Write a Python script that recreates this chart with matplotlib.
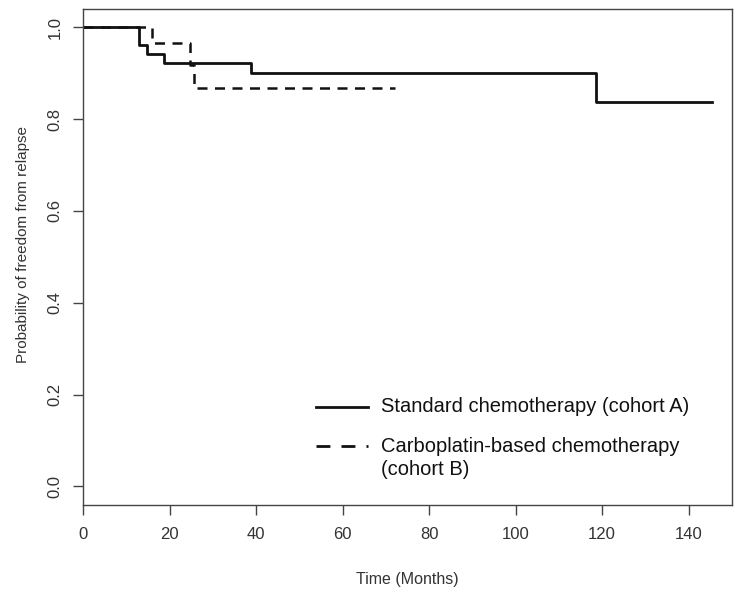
import matplotlib
matplotlib.use("Agg")
import matplotlib.pyplot as plt

# Cohort A (standard chemotherapy) step function
time_a = [0, 12.8, 14.7, 18.6, 38.7, 118.5, 145.5]
surv_a = [1.0, 0.962, 0.942, 0.922, 0.901, 0.837, 0.837]

# Cohort B (carboplatin-based chemotherapy) step function
time_b = [0, 15.8, 24.8, 25.6, 72.0]
surv_b = [1.0, 0.966, 0.917, 0.867, 0.867]

x_ticks = [0, 20, 40, 60, 80, 100, 120, 140]
y_ticks = [0.0, 0.2, 0.4, 0.6, 0.8, 1.0]

label_a = 'Standard chemotherapy (cohort A)'
label_b = 'Carboplatin-based chemotherapy\n(cohort B)'

plt.rcParams['font.family'] = ['Liberation Sans', 'DejaVu Sans']

fig = plt.figure(figsize=(7.43, 5.91), dpi=100)
ax = fig.add_axes([0.112, 0.146, 0.873, 0.839])

ax.step(time_a, surv_a, where='post', color='#111111', lw=2.0)
ax.step(time_b, surv_b, where='post', color='#111111', lw=1.8, linestyle=(0, (4, 3)))

ax.set_xlim(0, 150)
ax.set_ylim(-0.04, 1.04)
ax.set_xticks(x_ticks)
ax.set_yticks(y_ticks)
ax.set_xticklabels([str(v) for v in x_ticks])
ax.set_yticklabels([f"{v:.1f}" for v in y_ticks], rotation=90, va='center')

for s in ax.spines.values():
    s.set_color('#444444')
    s.set_linewidth(1.0)
ax.tick_params(axis='both', colors='#444444', labelcolor='#333333', labelsize=12, length=7, width=1.0)
ax.tick_params(axis='x', pad=9)
ax.tick_params(axis='y', pad=8)

ax.set_xlabel('Time (Months)', fontsize=11.5, color='#333333', labelpad=22)
ax.set_ylabel('Probability of freedom from relapse', fontsize=11, color='#333333')
ax.yaxis.set_label_coords(-0.082, 0.524)

# legend keys and labels
ax.plot([0.359, 0.439], [0.198, 0.198], transform=ax.transAxes, color='#111111', lw=2.0)
ax.plot([0.359, 0.439], [0.119, 0.119], transform=ax.transAxes, color='#111111', lw=2.0,
        linestyle=(0, (5, 4)))
ax.text(0.459, 0.198, label_a, transform=ax.transAxes, fontsize=14.5, color='#111111',
        va='center', ha='left')
ax.text(0.459, 0.0935, label_b, transform=ax.transAxes, fontsize=14.5, color='#111111',
        va='center', ha='left', linespacing=1.25)

fig.savefig('out.png', dpi=100)
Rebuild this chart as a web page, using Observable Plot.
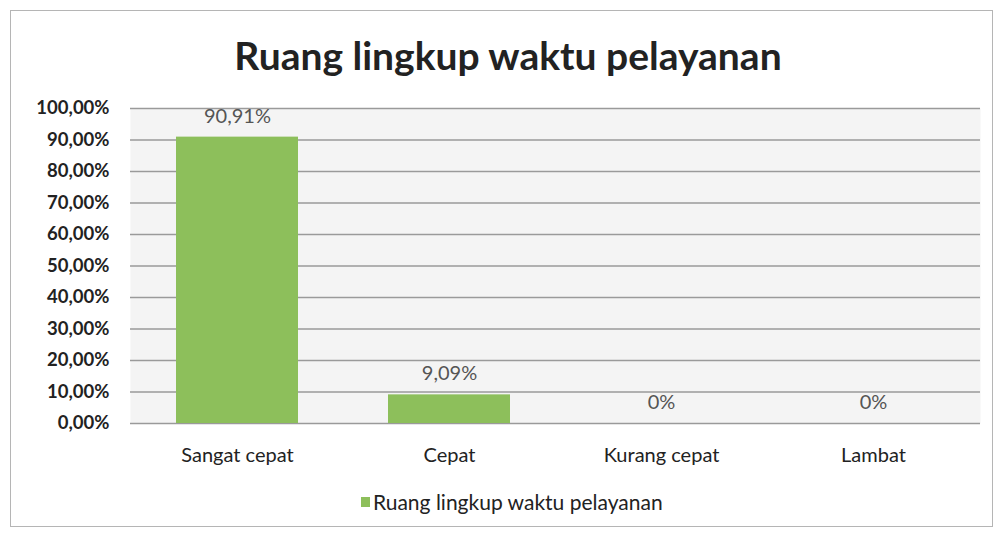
<!DOCTYPE html>
<html>
<head>
<meta charset="utf-8">
<script src="https://cdn.jsdelivr.net/npm/d3@7"></script>
<script src="https://cdn.jsdelivr.net/npm/@observablehq/plot@0.6"></script>
<style>
  body { margin: 0; background: #fff; font-family: Lato, "Open Sans", sans-serif; }
  #frame { position: absolute; left: 10px; top: 10px; width: 983px; height: 517px; border: 1px solid #b5b5b5; box-sizing: border-box; }
  #title { position: absolute; left: 0; top: 30px; width: 1016px; text-align: center; font-size: 39px; font-weight: 700; color: #222; line-height: 50px; }
  #chart { position: absolute; left: 0; top: 90px; }
  #legend { position: absolute; left: 361px; top: 489px; font-size: 21px; color: #222; display: flex; align-items: center; }
  #legend .sw { width: 9px; height: 10px; background: #8dbf5b; margin-right: 3px; }
</style>
</head>
<body>
<div id="frame"></div>
<div id="title">Ruang lingkup waktu pelayanan</div>
<div id="chart"></div>
<div id="legend"><span class="sw"></span><span>Ruang lingkup waktu pelayanan</span></div>
<script>
const categories = ["Sangat cepat", "Cepat", "Kurang cepat", "Lambat"];
const values = [90.91, 9.09, 0, 0];
const valueLabels = ["90,91%", "9,09%", "0%", "0%"];
const yTicks = [0, 10, 20, 30, 40, 50, 60, 70, 80, 90, 100];

const data = categories.map((c, i) => ({ cat: c, v: values[i], label: valueLabels[i] }));
const fmt = d => d.toFixed(2).replace(".", ",") + "%";

const chart = Plot.plot({
  width: 1000,
  height: 380,
  marginLeft: 130,
  marginRight: 20,
  marginTop: 18,
  marginBottom: 47,
  style: { fontFamily: "Lato, 'Open Sans', sans-serif", background: "transparent" },
  x: { domain: categories, paddingInner: 0.426, paddingOuter: 0.213, label: null },
  y: { domain: [0, 100], label: null },
  marks: [
    Plot.frame({ fill: "#f4f4f4", stroke: null }),
    Plot.ruleY(yTicks, { stroke: "#9a9a9a", strokeWidth: 1.4 }),
    Plot.barY(data, { x: "cat", y: "v", fill: "#8dbf5b" }),
    Plot.text(data, { x: "cat", y: "v", text: "label", dy: -21, fontSize: 20, fill: "#555" }),
    Plot.axisY({ ticks: yTicks, tickFormat: fmt, tickSize: 0, tickPadding: 21, fontSize: 18.5, fontWeight: 700, fill: "#222", label: null }),
    Plot.axisX({ tickSize: 0, tickPadding: 24, fontSize: 20, fill: "#222", label: null })
  ]
});
document.getElementById("chart").appendChild(chart);
</script>
</body>
</html>
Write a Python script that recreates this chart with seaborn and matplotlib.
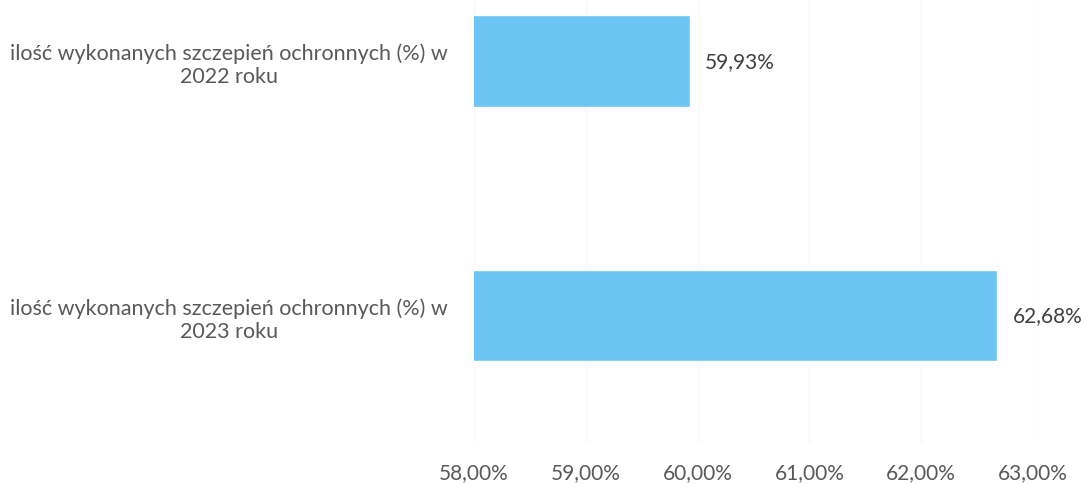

TO DO: Repeat the records word for word. Any picture in them should be left out.

FINISHED TASK:
Write a Python script that recreates this chart with matplotlib.
import matplotlib
matplotlib.use("Agg")
import matplotlib.pyplot as plt

# Cohort A (standard chemotherapy) step function
time_a = [0, 12.8, 14.7, 18.6, 38.7, 118.5, 145.5]
surv_a = [1.0, 0.962, 0.942, 0.922, 0.901, 0.837, 0.837]

# Cohort B (carboplatin-based chemotherapy) step function
time_b = [0, 15.8, 24.8, 25.6, 72.0]
surv_b = [1.0, 0.966, 0.917, 0.867, 0.867]

x_ticks = [0, 20, 40, 60, 80, 100, 120, 140]
y_ticks = [0.0, 0.2, 0.4, 0.6, 0.8, 1.0]

label_a = 'Standard chemotherapy (cohort A)'
label_b = 'Carboplatin-based chemotherapy\n(cohort B)'

plt.rcParams['font.family'] = ['Liberation Sans', 'DejaVu Sans']

fig = plt.figure(figsize=(7.43, 5.91), dpi=100)
ax = fig.add_axes([0.112, 0.146, 0.873, 0.839])

ax.step(time_a, surv_a, where='post', color='#111111', lw=2.0)
ax.step(time_b, surv_b, where='post', color='#111111', lw=1.8, linestyle=(0, (4, 3)))

ax.set_xlim(0, 150)
ax.set_ylim(-0.04, 1.04)
ax.set_xticks(x_ticks)
ax.set_yticks(y_ticks)
ax.set_xticklabels([str(v) for v in x_ticks])
ax.set_yticklabels([f"{v:.1f}" for v in y_ticks], rotation=90, va='center')

for s in ax.spines.values():
    s.set_color('#444444')
    s.set_linewidth(1.0)
ax.tick_params(axis='both', colors='#444444', labelcolor='#333333', labelsize=12, length=7, width=1.0)
ax.tick_params(axis='x', pad=9)
ax.tick_params(axis='y', pad=8)

ax.set_xlabel('Time (Months)', fontsize=11.5, color='#333333', labelpad=22)
ax.set_ylabel('Probability of freedom from relapse', fontsize=11, color='#333333')
ax.yaxis.set_label_coords(-0.082, 0.524)

# legend keys and labels
ax.plot([0.359, 0.439], [0.198, 0.198], transform=ax.transAxes, color='#111111', lw=2.0)
ax.plot([0.359, 0.439], [0.119, 0.119], transform=ax.transAxes, color='#111111', lw=2.0,
        linestyle=(0, (5, 4)))
ax.text(0.459, 0.198, label_a, transform=ax.transAxes, fontsize=14.5, color='#111111',
        va='center', ha='left')
ax.text(0.459, 0.0935, label_b, transform=ax.transAxes, fontsize=14.5, color='#111111',
        va='center', ha='left', linespacing=1.25)

fig.savefig('out.png', dpi=100)
Rebuild this chart as a web page, using Observable Plot.
<!DOCTYPE html>
<html>
<head>
<meta charset="utf-8">
<script src="https://cdn.jsdelivr.net/npm/d3@7"></script>
<script src="https://cdn.jsdelivr.net/npm/@observablehq/plot@0.6"></script>
<style>
  body { margin: 0; background: #fff; font-family: Lato, "Open Sans", sans-serif; }
  #frame { position: absolute; left: 10px; top: 10px; width: 983px; height: 517px; border: 1px solid #b5b5b5; box-sizing: border-box; }
  #title { position: absolute; left: 0; top: 30px; width: 1016px; text-align: center; font-size: 39px; font-weight: 700; color: #222; line-height: 50px; }
  #chart { position: absolute; left: 0; top: 90px; }
  #legend { position: absolute; left: 361px; top: 489px; font-size: 21px; color: #222; display: flex; align-items: center; }
  #legend .sw { width: 9px; height: 10px; background: #8dbf5b; margin-right: 3px; }
</style>
</head>
<body>
<div id="frame"></div>
<div id="title">Ruang lingkup waktu pelayanan</div>
<div id="chart"></div>
<div id="legend"><span class="sw"></span><span>Ruang lingkup waktu pelayanan</span></div>
<script>
const categories = ["Sangat cepat", "Cepat", "Kurang cepat", "Lambat"];
const values = [90.91, 9.09, 0, 0];
const valueLabels = ["90,91%", "9,09%", "0%", "0%"];
const yTicks = [0, 10, 20, 30, 40, 50, 60, 70, 80, 90, 100];

const data = categories.map((c, i) => ({ cat: c, v: values[i], label: valueLabels[i] }));
const fmt = d => d.toFixed(2).replace(".", ",") + "%";

const chart = Plot.plot({
  width: 1000,
  height: 380,
  marginLeft: 130,
  marginRight: 20,
  marginTop: 18,
  marginBottom: 47,
  style: { fontFamily: "Lato, 'Open Sans', sans-serif", background: "transparent" },
  x: { domain: categories, paddingInner: 0.426, paddingOuter: 0.213, label: null },
  y: { domain: [0, 100], label: null },
  marks: [
    Plot.frame({ fill: "#f4f4f4", stroke: null }),
    Plot.ruleY(yTicks, { stroke: "#9a9a9a", strokeWidth: 1.4 }),
    Plot.barY(data, { x: "cat", y: "v", fill: "#8dbf5b" }),
    Plot.text(data, { x: "cat", y: "v", text: "label", dy: -21, fontSize: 20, fill: "#555" }),
    Plot.axisY({ ticks: yTicks, tickFormat: fmt, tickSize: 0, tickPadding: 21, fontSize: 18.5, fontWeight: 700, fill: "#222", label: null }),
    Plot.axisX({ tickSize: 0, tickPadding: 24, fontSize: 20, fill: "#222", label: null })
  ]
});
document.getElementById("chart").appendChild(chart);
</script>
</body>
</html>
Write a Python script that recreates this chart with seaborn and matplotlib.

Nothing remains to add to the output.